On Mar 1, 2009, at 10:08 AM, Greg Stein wrote:
> On Sun, Mar 1, 2009 at 16:25, Stefan Sperling <stsp_at_elego.de> wrote:
>> On Sun, Mar 01, 2009 at 01:49:48AM +0100, Greg Stein wrote:
>>> That applies to partial committers fixing "obvious" things outside
>>> their normal allowed area. It does not apply to merging changes
>>> onto a
>>> release branch. The description of change management for release
>>> branches even refers to obvious fixes when talking about *voting*
>>> for
>>> those types of changes.
>>
>> Where?
>
> #obvious-fixes is the section that covers "Obvious fixes" and it is
> only in reference to partial committers making "obvious fixes" outside
> of their normal area.
>
>> All I could find is that "Obvious fixes do not require '(rX only)'
>> to be mentioned".
>
> "... to be mentioned [IN THE VOTING]." It says nothing about "go ahead
> and commit whatever you think is obvious to the release branch."
>
>> I don't see a problem with invoking the obvious fix rule in this
>> case.
>
> I do. Very much so.
>
> The release branch is about *stabilization*, and that process is under
> the sole guidance of the Release Manager. That is *why* we have a
> release manager. We cannot allow people to simply commit whatever they
> feel is "obvious" to a branch that we are stabilizing for release. If
> it is obvious, then it will get voted on and merged.
>
>> Arfrever mentioned that he invoked the rule, making clear to everyone
>> what his reasoning for merging the change is. So the only thing worth
>> arguing is whether we all agree the commit was an obvious fix or not.
>
> Right. And that is why we have VOTING. The release branch is *closed*
> to all but the Release Manager. We vote to get changes merged. We
> don't simply declare it "obvious" and merge it.
>
>>> And (IMO) merging changes into a release should be deferred to the
>>> RM
>>> simply for politeness' sake.
>>
>> I have made merges into release branches before.

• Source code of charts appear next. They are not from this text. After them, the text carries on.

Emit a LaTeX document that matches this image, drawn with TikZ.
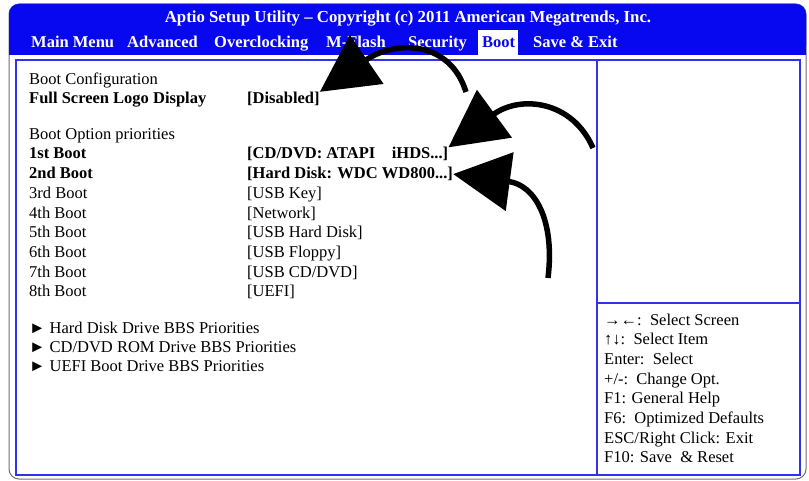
\documentclass[tikz,border=0pt]{standalone}
\usepackage{fontspec}
\setmainfont{Liberation Serif}
\usepackage{tikz}
\usetikzlibrary{calc}
\usetikzlibrary{arrows.meta}
\usetikzlibrary{positioning}
\definecolor{biosblue}{RGB}{8,8,240}
\definecolor{panelblue}{RGB}{50,50,235}
\definecolor{framegray}{RGB}{110,110,110}
\tikzset{item/.style={anchor=base west,inner sep=0pt,font=\fontsize{16.5}{18}\selectfont}}
\tikzset{bolditem/.style={item,font=\fontsize{16.5}{18}\selectfont\bfseries}}
\tikzset{menu/.style={anchor=base west,inner sep=0pt,text=white,font=\fontsize{16.5}{18}\selectfont\bfseries}}
\tikzset{help/.style={anchor=base west,inner sep=0pt,font=\fontsize{16.5}{18}\selectfont}}
\tikzset{bigarrow/.style={line width=5.5pt,-{Triangle[length=57pt,width=58pt]}}}

\begin{document}
\begin{tikzpicture}[x=1pt,y=-1pt]
\useasboundingbox (0,0) rectangle (809,481);
% outer frame and header bar
\draw[framegray,line width=1pt,rounded corners=10pt] (9,4) rectangle (806,479);
\fill[biosblue,rounded corners=10pt] (9,4) rectangle (806,55);
\fill[biosblue] (9,30) rectangle (806,55);
\fill[white] (478,30) rectangle (518,56);

% panels
\draw[panelblue,line width=2.2pt] (16,60) rectangle (800,475);
\draw[panelblue,line width=2.2pt] (597,60) -- (597,475);
\draw[panelblue,line width=2.2pt] (597,303) -- (800,303);

\node[menu,anchor=base,font=\fontsize{16.8}{18}\selectfont\bfseries] (title) at (408,23) {Aptio Setup Utility – Copyright (c) 2011 American Megatrends, Inc.};

\foreach \x / \name / \txt in {31/main/Main Menu,127/adv/Advanced,214/oc/Overclocking,326/mfl/M-Flash,408/sec/Security,533/save/Save \& Exit}
{
	\node[menu] (\name) at (\x,48) {\txt};
}
\node[menu,text=biosblue] (boot) at (482,48) {Boot};

% left panel
\node[item] (cfg) at (29,85) {Boot Configuration};
\node[bolditem] (fsl) at (29,103.5) {Full Screen Logo Display};
\node[bolditem] (fslv) at (247,103.5) {[Disabled]};
\node[item] (prio) at (29,139.5) {Boot Option priorities};

\node[bolditem] (b1) at (29,159) {1st Boot};
\node[bolditem] (v1) at (247,159) {[CD/DVD: ATAPI\ \ \ \ iHDS...]};
\node[bolditem] (b2) at (29,178.7) {2nd Boot};
\node[bolditem] (v2) at (247,178.7) {[Hard Disk: WDC WD800...]};

\foreach \i / \ord / \val in {3/3rd/{[USB Key]},4/4th/{[Network]},5/5th/{[USB Hard Disk]},6/6th/{[USB Floppy]},7/7th/{[USB CD/DVD]},8/8th/{[UEFI]}}
{
	\node[item] (b\i) at (29,159+19.7*\i-19.7) {\ord\ Boot};
	\node[item] (v\i) at (247,159+19.7*\i-19.7) {\val};
}

\foreach \i / \txt in {1/{Hard Disk Drive BBS Priorities},2/{CD/DVD ROM Drive BBS Priorities},3/{UEFI Boot Drive BBS Priorities}}
{
	\node[item] (bbs\i) at (29,333+19*\i-19) {►\ \txt};
}

% right panel help
\foreach \i / \txt in {1/{→←:\ \ Select Screen},2/{↑↓:\ \ Select Item},3/{Enter:\ \ Select},4/{+/-:\ \ Change Opt.},5/{F1: General Help},6/{F6:\ \ Optimized Defaults},7/{ESC/Right Click: Exit},8/{F10: Save\ \ \& Reset}}
{
	\node[help] (h\i) at (604,325+19.7*\i-19.7) {\txt};
}

% arrows
\coordinate (t1) at (466,92);
\coordinate (t2) at (593,148);
\coordinate (t3) at (548,278);
\draw[bigarrow] (t1) .. controls (450,40) and (395,40) .. (fslv.north east);
\draw[bigarrow] (t2) .. controls (572,100) and (520,95) .. (v1.north east);
\draw[bigarrow] (t3) .. controls (555,220) and (535,185) .. (v2.east);
\end{tikzpicture}
\end{document}
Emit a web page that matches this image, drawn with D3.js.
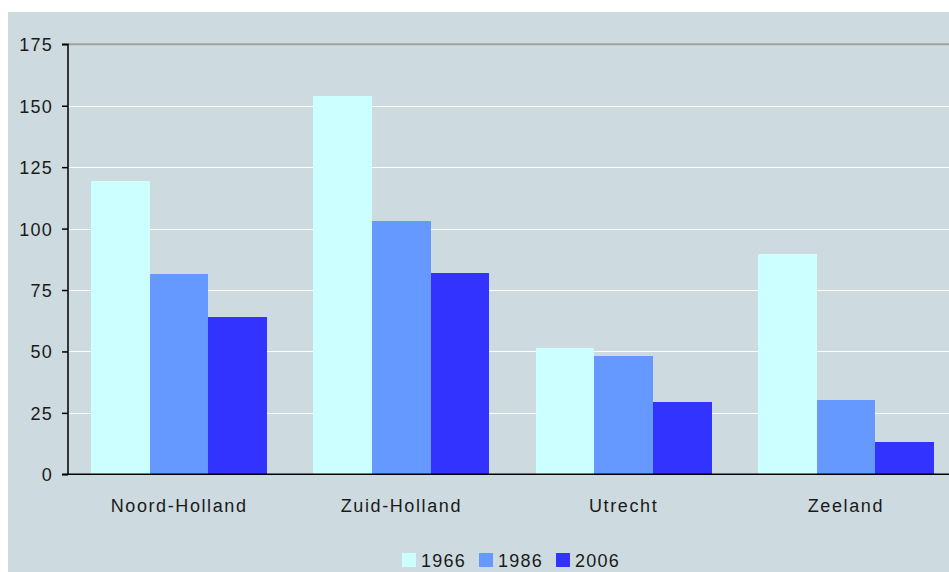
<!DOCTYPE html>
<html>
<head>
<meta charset="utf-8">
<script src="https://cdn.jsdelivr.net/npm/d3@7"></script>
<style>
  html, body { margin: 0; padding: 0; background: #ffffff; }
  svg { display: block; }
  text { font-family: "Liberation Sans", Arial, sans-serif; fill: #1a1a1a; }
</style>
</head>
<body>
<svg id="chart" width="949" height="572"></svg>
<script>
const categories = ["Noord-Holland", "Zuid-Holland", "Utrecht", "Zeeland"];
const seriesNames = ["1966", "1986", "2006"];
const values1966 = [119.4, 154.0, 51.4, 89.7];
const values1986 = [81.5, 103.1, 48.2, 30.3];
const values2006 = [64.0, 82.0, 29.4, 13.1];
const yTicks = [0, 25, 50, 75, 100, 125, 150, 175];
const colors = ["#ccffff", "#6699ff", "#3333ff"];

(function () {
const seriesValues = [values1966, values1986, values2006];
const data = categories.map((c, i) => ({
  category: c,
  values: seriesNames.map((s, j) => ({ series: s, value: seriesValues[j][i] }))
}));

const W = 949, H = 572;
const svg = d3.select("#chart");

// panel background
svg.append("rect").attr("x", 8).attr("y", 12).attr("width", W - 8).attr("height", H - 12)
  .attr("fill", "#cddbe0");

const pLeft = 68, pRight = 957, pTop = 44.3, pBottom = 474.3;

const y = d3.scaleLinear().domain([0, 175]).range([pBottom, pTop]);
const x0 = d3.scaleBand().domain(categories).range([pLeft, pRight])
  .paddingInner(0.207).paddingOuter(0.1035);
const x1 = d3.scaleBand().domain(seriesNames).range([0, x0.bandwidth()]).padding(0);
const color = d3.scaleOrdinal().domain(seriesNames).range(colors);

// gridlines
svg.append("g").selectAll("line").data(yTicks.filter(t => t > 0 && t < 175)).join("line")
  .attr("x1", pLeft).attr("x2", W)
  .attr("y1", d => Math.round(y(d)) + 0.5).attr("y2", d => Math.round(y(d)) + 0.5)
  .attr("stroke", "#ffffff").attr("stroke-width", 1);
svg.append("line").attr("x1", pLeft).attr("x2", W)
  .attr("y1", y(175)).attr("y2", y(175))
  .attr("stroke", "#a0a0a0").attr("stroke-width", 2);

// bars
svg.append("g").selectAll("g").data(data).join("g")
  .attr("transform", d => `translate(${x0(d.category)},0)`)
  .selectAll("rect").data(d => d.values).join("rect")
  .attr("x", d => x1(d.series))
  .attr("width", x1.bandwidth())
  .attr("y", d => y(d.value))
  .attr("height", d => y(0) - y(d.value))
  .attr("fill", d => color(d.series))
  .attr("shape-rendering", "crispEdges");

// y axis
const yAxis = d3.axisLeft(y).tickValues(yTicks).tickSize(6).tickPadding(9);
const gy = svg.append("g").attr("transform", `translate(${pLeft},0)`).call(yAxis);
gy.select(".domain").attr("stroke", "#000").attr("stroke-width", 1.5).attr("d", `M-6,${pTop}H0V${pBottom}`);
gy.selectAll(".tick line").attr("stroke", "#000").attr("stroke-width", 1.5);
gy.selectAll(".tick text").style("font-family", '"Liberation Sans", Arial, sans-serif')
  .style("font-size", "18px").style("letter-spacing", "1.2px").attr("fill", "#1a1a1a")
  .attr("dy", "0.36em");

// x axis baseline
svg.append("line").attr("x1", pLeft - 6).attr("x2", W)
  .attr("y1", pBottom).attr("y2", pBottom)
  .attr("stroke", "#000").attr("stroke-width", 1.5);

// category labels
svg.append("g").selectAll("text").data(categories).join("text")
  .attr("x", d => x0(d) + x0.bandwidth() / 2)
  .attr("y", 512)
  .attr("text-anchor", "middle")
  .style("font-size", "18px").style("letter-spacing", "1.6px")
  .text(d => d);

// legend
const legendX = [402, 479, 556];
const lg = svg.append("g").selectAll("g").data(seriesNames).join("g")
  .attr("transform", (d, i) => `translate(${legendX[i]},553)`);
lg.append("rect").attr("width", 14).attr("height", 14).attr("fill", d => color(d));
lg.append("text").attr("x", 19).attr("y", 13.5)
  .style("font-size", "18px").style("letter-spacing", "1.2px")
  .text(d => d);
})();
</script>
</body>
</html>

>> I'd say once there are enough votes, it does not matter who does the
>> merging. I see no issue of politeness.
>
> You're circumventing the Release Manager. I consider that impolite.
> You're basically saying, "I'm going to do this without your review,
> permission, or oversight. Your role does not matter to me."
>
> (note that Hyrum may not care, but I do; the RM's role is a social
> contract that is a Good Thing to honor)
Being the current RM, perhaps I should chime in here. :)
Back in the day, whoever approved the patch or patch group in STATUS
usually did the merge. It wasn't until I became the RM and started
paying close attention to STATUS and applying my OCD to it did the
Release Manager become the sole merger and guardian of the branch. It
wasn't a conscious decision on the part of the project, but rather
something that just happened.
That being said, I think it's a Good Thing to follow this convention.
Having a single person through whom all the patches go, makes sure
that the RM is aware of what's in the branch and what's not and just
the general state of things. Note that he isn't a gate-keeper and
doesn't decide what goes in and what doesn't (a la Linus), but rather
he's the person who just does the actual merging.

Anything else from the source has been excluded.